*Brief*: Retype the opening lines of the listing below, ending with the line that contains "import * as", and leave out any pictures.

=-=-=-=-=

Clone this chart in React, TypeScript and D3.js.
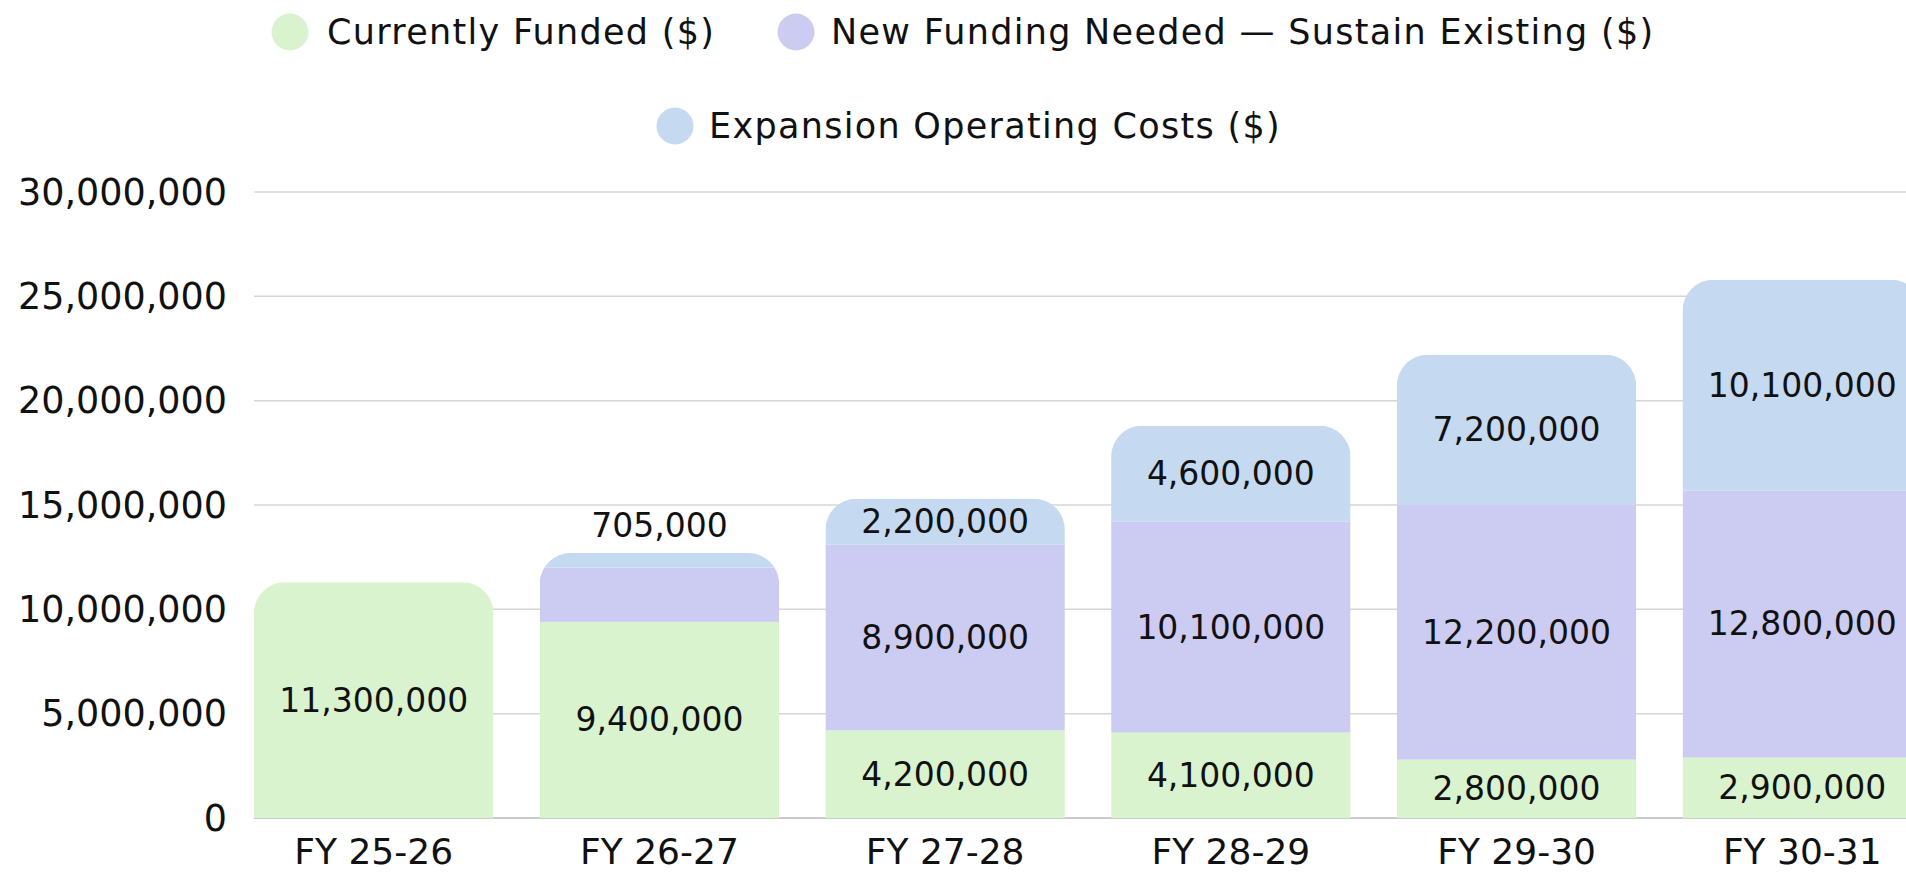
import React from "react";
import * as d3 from "d3";

const categories = ["FY 25-26", "FY 26-27", "FY 27-28", "FY 28-29", "FY 29-30", "FY 30-31"];
const currentlyFunded = [11300000, 9400000, 4200000, 4100000, 2800000, 2900000];
const newFundingSustain = [0, 2600000, 8900000, 10100000, 12200000, 12800000];
const expansionOperating = [0, 705000, 2200000, 4600000, 7200000, 10100000];
const yTicks = [0, 5000000, 10000000, 15000000, 20000000, 25000000, 30000000];
const seriesKeys = ["funded", "sustain", "expansion"];
const seriesNames = [
  "Currently Funded ($)",
  "New Funding Needed — Sustain Existing ($)",
  "Expansion Operating Costs ($)",
];
const seriesColors = ["#d9f3cf", "#cccbf1", "#c5d9f0"];
// labels that the original chart does not show
const hiddenLabels = [["FY 26-27", "sustain"]];

const W = 1906;
const H = 872;
const FONT = "'DejaVu Sans', sans-serif";

export default function App() {
  const rows = categories.map((c, i) => ({
    cat: c,
    funded: currentlyFunded[i],
    sustain: newFundingSustain[i],
    expansion: expansionOperating[i],
  }));
  const stack = d3.stack<any>().keys(seriesKeys);
  const stacked = stack(rows);

  const x = d3.scaleBand<string>().domain(categories).range([254, 1922]).paddingInner(0.162).paddingOuter(0);
  const y = d3.scaleLinear().domain([0, 30000000]).range([818, 192]);
  const fmt = d3.format(",");
  const r = 31;
  const bw = x.bandwidth();

  const clipPath = (cat: string, total: number) => {
    const x0 = x(cat)!;
    const x1 = x0 + bw;
    const yt = y(total);
    const yb = y(0);
    const p = d3.path();
    p.moveTo(x0, yb);
    p.lineTo(x0, yt + r);
    p.arcTo(x0, yt, x0 + r, yt, r);
    p.lineTo(x1 - r, yt);
    p.arcTo(x1, yt, x1, yt + r, r);
    p.lineTo(x1, yb);
    p.closePath();
    return p.toString();
  };

  const legendItems = [
    { i: 0, cx: 290, tx: 327, cy: 32 },
    { i: 1, cx: 796, tx: 831, cy: 32 },
    { i: 2, cx: 675, tx: 709, cy: 126 },
  ];

  return (
    <svg width={W} height={H} style={{ position: "absolute", left: 0, top: 0, background: "#fff" }} fontFamily={FONT}>
      <defs>
        {rows.map((row) => (
          <clipPath id={"clip-" + row.cat.replace(/\W/g, "")} key={row.cat}>
            <path d={clipPath(row.cat, row.funded + row.sustain + row.expansion)} />
          </clipPath>
        ))}
      </defs>
      {/* legend */}
      {legendItems.map((l) => (
        <g key={l.i}>
          <circle cx={l.cx} cy={l.cy} r={18.5} fill={seriesColors[l.i]} />
          <text x={l.tx} y={l.cy} dominantBaseline="central" fontSize={35} letterSpacing={1.3} fill="#111">
            {seriesNames[l.i]}
          </text>
        </g>
      ))}
      {/* grid */}
      {yTicks.map((t) => (
        <g key={t}>
          <line x1={254} x2={W} y1={y(t)} y2={y(t)} stroke={t === 0 ? "#b8b8b8" : "#d6d6d6"} strokeWidth={1.5} />
          <text x={227} y={y(t)} textAnchor="end" dominantBaseline="central" fontSize={36.5} fill="#111">
            {fmt(t)}
          </text>
        </g>
      ))}
      {/* bars */}
      {rows.map((row, ri) => (
        <g key={row.cat} clipPath={`url(#clip-${row.cat.replace(/\W/g, "")})`}>
          {stacked.map((s, si) =>
            s[ri][1] - s[ri][0] > 0 ? (
              <rect
                key={si}
                x={x(row.cat)}
                width={bw}
                y={y(s[ri][1])}
                height={y(s[ri][0]) - y(s[ri][1])}
                fill={seriesColors[si]}
              />
            ) : null
          )}
        </g>
      ))}
      {/* labels */}
      {rows.map((row, ri) =>
        stacked.map((s, si) => {
          const v = s[ri][1] - s[ri][0];
          if (v <= 0) return null;
          if (hiddenLabels.some((h) => h[0] === row.cat && h[1] === seriesKeys[si])) return null;
          const hpx = y(s[ri][0]) - y(s[ri][1]);
          const cx = x(row.cat)! + bw / 2;
          const cy = hpx < 30 ? y(s[ri][1]) - 27 : (y(s[ri][0]) + y(s[ri][1])) / 2;
          return (
            <text key={row.cat + si} x={cx} y={cy} textAnchor="middle" dominantBaseline="central" fontSize={33} fill="#111">
              {fmt(v)}
            </text>
          );
        })
      )}
      {/* x axis labels */}
      {categories.map((c) => (
        <text key={c} x={x(c)! + bw / 2} y={851} textAnchor="middle" dominantBaseline="central" fontSize={36} fill="#111">
          {c}
        </text>
      ))}
    </svg>
  );
}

=-=-=-=-=

*Output of the task*:
Clone this chart in React, TypeScript and D3.js.
import React from "react";
import * as d3 from "d3";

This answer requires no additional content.